Nell’ultimo capitolo vengono affrontati i problemi delle famiglie immigrate residenti in Italia con regolare permesso di soggiorno. Anche in questo caso i problemi sono molti e non da poco, legati come sono alla povertà, al potenziale senso di perdita delle proprie radici, alla confusione dovuta alla transizione, alla difficoltà dei genitori di farsi carico dei figli in simili condizioni. Questioni cruciali come la chiusura delle aziende, la perdita del lavoro, la scarsità degli ammortizzatori sociali sono tutti fattori che in questi anni hanno complicato il processo d’integrazione del cittadino immigrato nel nostro paese rendendolo più faticoso e doloroso. Un tema che si pone inevitabilmente è anche il fenomeno del maltrattamento dei figli e delle donne, in famiglie nelle quali i genitori, i padri soprattutto, già oberati dalle difficoltà del vivere, non sono spesso in grado di esercitare una presa in carico adeguata della prole e di affrontare un rapporto con le proprie compagne. Anche qui emerge il ruolo degli operatori e dei mediatori culturali, chiamati ad esercitare e ad espletare funzioni complesse di aiuto e sostegno alla genitorialità e di mediazione tra la famiglia e la comunità.

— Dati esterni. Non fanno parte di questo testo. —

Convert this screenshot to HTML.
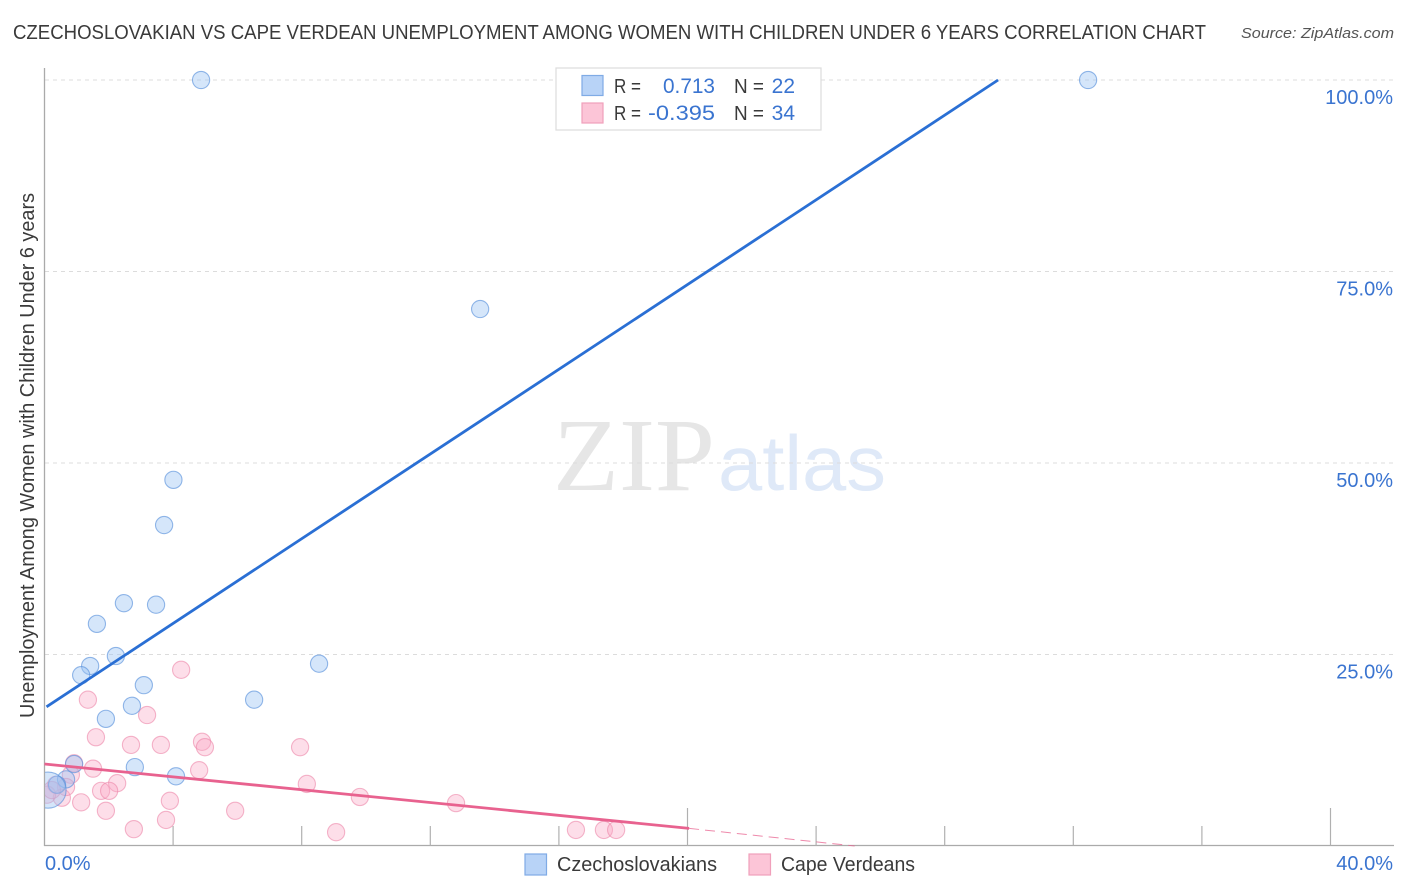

Il volume si chiude con una chiosa finale. Il libro è stato terminato con l’evento delle elezioni politiche del 2018. I governi precedenti di centrosinistra, sia pure tra tante difficoltà, avevano operato bene, è questo il giudizio implicito delle autrici, nell’affrontare a diversi livelli i problemi posti in essere dai fenomeni migratori. Saprà l’attuale governo in carica fare tesoro di questa esperienza e proseguire su questa strada in funzione dell’inclusione sociale? È una domanda per ora priva di risposta.